19世紀50年代中期,俄羅斯貴族階級趨向沒落,農奴制的崩潰已不可挽回。1853——1856年的克里米亞戰爭暴露了沙皇制的腐敗,進步知識分子在思考人民的命運、祖國的前途。屠格涅夫的長篇小說正是在這個時期醞釀構思和呈獻給讀者的。

《貴族之家》鮮明、形象地描繪了俄國貴族的興亡史。拉夫列茨基雖有遠大目標,但怯懦得不知所措,甚至寄希望於貴族少女的指點與拯救。

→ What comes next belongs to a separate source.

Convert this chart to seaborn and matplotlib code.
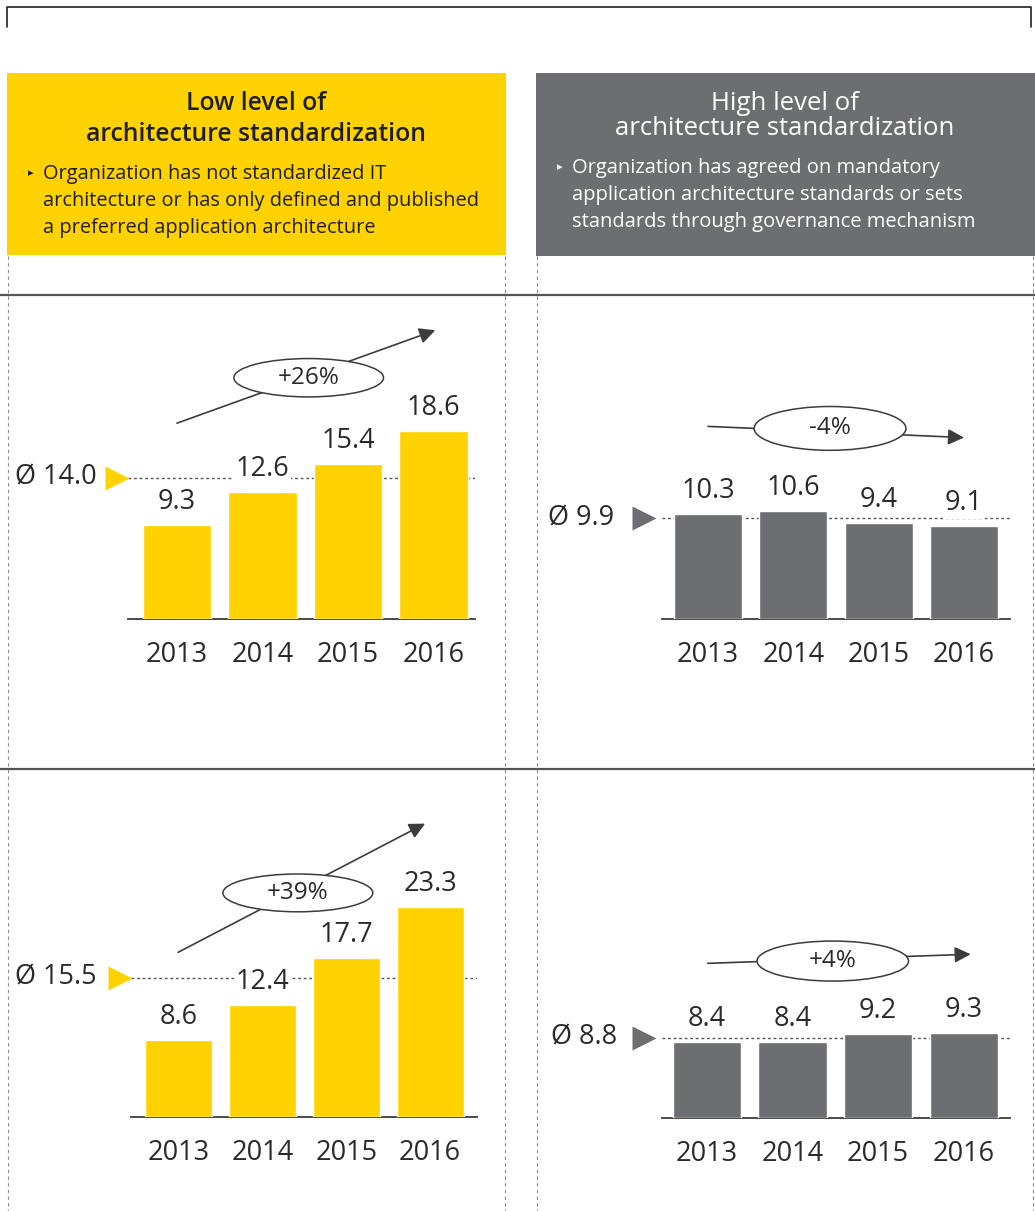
import matplotlib
matplotlib.use("Agg")
import matplotlib.pyplot as plt
from matplotlib.patches import Ellipse, Rectangle
from matplotlib.lines import Line2D
import seaborn as sns
import pandas as pd

# ---- data -------------------------------------------------------------
years = ["2013", "2014", "2015", "2016"]
low_std_top = [9.3, 12.6, 15.4, 18.6]
high_std_top = [10.3, 10.6, 9.4, 9.1]
low_std_bottom = [8.6, 12.4, 17.7, 23.3]
high_std_bottom = [8.4, 8.4, 9.2, 9.3]
averages = [14.0, 9.9, 15.5, 8.8]
changes = ["+26%", "-4%", "+39%", "+4%"]

low_title = "Low level of\narchitecture standardization"
low_body = ("Organization has not standardized IT\n"
            "architecture or has only defined and published\n"
            "a preferred application architecture")
high_title = "High level of\narchitecture standardization"
high_body = ("Organization has agreed on mandatory\n"
             "application architecture standards or sets\n"
             "standards through governance mechanism")

# ---- style ------------------------------------------------------------
YELLOW = "#FFD200"
GREY = "#6D6E71"
DARK = "#2A2A2A"
LINE = "#3C3C3C"
NUM_SIZE = 19.5

sns.set_theme(style="white")
plt.rcParams["font.family"] = ["Open Sans", "DejaVu Sans"]

W, H = 1035, 1211
fig = plt.figure(figsize=(W / 100, H / 100), dpi=100)


def fx(x):
    return x / W


def fy(y):
    return 1 - y / H


def fig_line(xs, ys, **kw):
    fig.add_artist(Line2D([fx(x) for x in xs], [fy(y) for y in ys],
                          transform=fig.transFigure, **kw))


def fig_box(x0, y0, x1, y1, color):
    fig.add_artist(Rectangle((fx(x0), fy(y1)), (x1 - x0) / W, (y1 - y0) / H,
                             transform=fig.transFigure, fc=color, ec="none",
                             zorder=0.5))


# ---- frame, headers and grid lines ------------------------------------
fig_line([7, 7, 1031, 1031], [27, 7, 7, 27], color="#222222", lw=1.2)

fig_box(7, 73, 506, 255, YELLOW)
fig_box(536, 73, 1035, 256, GREY)

fig.text(fx(256), fy(119), low_title, ha="center", va="center",
         fontsize=17.8, fontweight="semibold", color="#1E1E1E",
         linespacing=1.32)
fig.text(fx(31), fy(173), "\u25B8", ha="center", va="center", fontsize=8,
         color="#1E1E1E", family="DejaVu Sans")
fig.text(fx(43), fy(201), low_body, ha="left", va="center", fontsize=14.4,
         color="#1E1E1E", linespacing=1.5)

fig.text(fx(785), fy(116), high_title, ha="center", va="center",
         fontsize=18.5, color="white", linespacing=1.03)
fig.text(fx(560), fy(167), "\u25B8", ha="center", va="center", fontsize=8,
         color="white", family="DejaVu Sans")
fig.text(fx(572), fy(195), high_body, ha="left", va="center", fontsize=14.5,
         color="white", linespacing=1.5)

for y in (295, 769):
    fig_line([0, 1035], [y, y], color="#555555", lw=1.6)

for x in (8, 505, 537, 1033):
    fig_line([x, x], [256, 1211], color="#8A8A8A", lw=0.8,
             ls=(0, (3, 3)))

# ---- bar panels -------------------------------------------------------
panels = [
    dict(vals=low_std_top, avg=averages[0], change=changes[0], color=YELLOW,
         rect=(128, 300, 475, 619), xlim=(-0.573, 3.485), ytop=31.6,
         arrow=((0.0, 19.4), (3.02, 28.6)), ell=(1.54, 23.9, 1.75, 3.8),
         tri_x=-0.032, lab_x=-0.089),
    dict(vals=high_std_top, avg=averages[1], change=changes[1], color=GREY,
         rect=(662, 300, 1010, 619), xlim=(-0.54, 3.54), ytop=31.3,
         arrow=((0.0, 18.9), (3.0, 17.8)), ell=(1.43, 18.7, 1.78, 4.3),
         tri_x=-0.052, lab_x=-0.138),
    dict(vals=low_std_bottom, avg=averages[2], change=changes[2], color=YELLOW,
         rect=(131, 775, 477, 1117), xlim=(-0.573, 3.56), ytop=38.0,
         arrow=((-0.01, 18.3), (2.94, 32.6)), ell=(1.42, 24.9, 1.79, 4.2),
         tri_x=-0.032, lab_x=-0.098),
    dict(vals=high_std_bottom, avg=averages[3], change=changes[3], color=GREY,
         rect=(662, 775, 1010, 1118), xlim=(-0.525, 3.54), ytop=37.7,
         arrow=((0.01, 17.0), (3.08, 18.0)), ell=(1.47, 17.25, 1.77, 4.4),
         tri_x=-0.052, lab_x=-0.129),
]

for p in panels:
    x0, y0, x1, y1 = p["rect"]
    ax = fig.add_axes([fx(x0), fy(y1), (x1 - x0) / W, (y1 - y0) / H])
    ax.patch.set_alpha(0)

    df = pd.DataFrame({"year": years, "value": p["vals"]})
    sns.barplot(data=df, x="year", y="value", color=p["color"],
                saturation=1, width=0.8, ax=ax, zorder=3)

    ax.set_xlim(*p["xlim"])
    ax.set_ylim(0, p["ytop"])
    ax.set_xlabel("")
    ax.set_ylabel("")
    ax.set_yticks([])
    for side in ("top", "left", "right"):
        ax.spines[side].set_visible(False)
    ax.spines["bottom"].set_color(LINE)
    ax.spines["bottom"].set_linewidth(1.3)
    ax.tick_params(axis="x", length=0, pad=16, labelsize=NUM_SIZE,
                   labelcolor=DARK)

    # value labels
    for i, v in enumerate(p["vals"]):
        ax.annotate(f"{v:.1f}", xy=(i, v), xytext=(0, 16),
                    textcoords="offset pixels", ha="center", va="baseline",
                    fontsize=NUM_SIZE, color=DARK, zorder=5,
                    bbox=dict(fc="white", ec="none", pad=1.5))

    # average line with marker and label
    ax.axhline(p["avg"], color="#555555", lw=1.0, ls=(0, (2, 2)), zorder=1)
    ytr = ax.get_yaxis_transform()
    ax.plot([p["tri_x"]], [p["avg"]], marker=">", ms=17, color=p["color"],
            mec="none", transform=ytr, clip_on=False, zorder=4)
    ax.text(p["lab_x"], p["avg"], f"\u00D8 {p['avg']:.1f}", transform=ytr,
            ha="right", va="center", fontsize=NUM_SIZE, color=DARK)

    # trend arrow with percentage bubble
    (ax0, ay0), (ax1, ay1) = p["arrow"]
    ax.annotate("", xy=(ax1, ay1), xytext=(ax0, ay0),
                arrowprops=dict(arrowstyle="-|>", color=LINE, lw=1.2,
                                mutation_scale=24, shrinkA=0, shrinkB=0),
                annotation_clip=False, zorder=4)
    ex, ey, ew, eh = p["ell"]
    ax.add_patch(Ellipse((ex, ey), ew, eh, fc="white", ec=LINE, lw=1.1,
                         zorder=5, clip_on=False))
    ax.text(ex, ey, p["change"], ha="center", va="center", fontsize=17.5,
            color=DARK, zorder=6)

fig.savefig("out.png", dpi=100)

在《貴族之家》中,作家通過拉夫列茨基與麗莎的愛情波折,探索了人生和個人幸福問題。 評論家皮沙烈夫對《貴族之家》作了如下的評價,認為它是屠格涅夫「結構最嚴謹、最完美的作品之一」。它沒有進行說教,然而是一部有教育意義的小說。在這部小說中,屠格涅夫「描寫了現代生活,突出它各個好的和壞的方面,闡明了他所描寫的現象的根源,促使讀者進行嚴肅認真的深思。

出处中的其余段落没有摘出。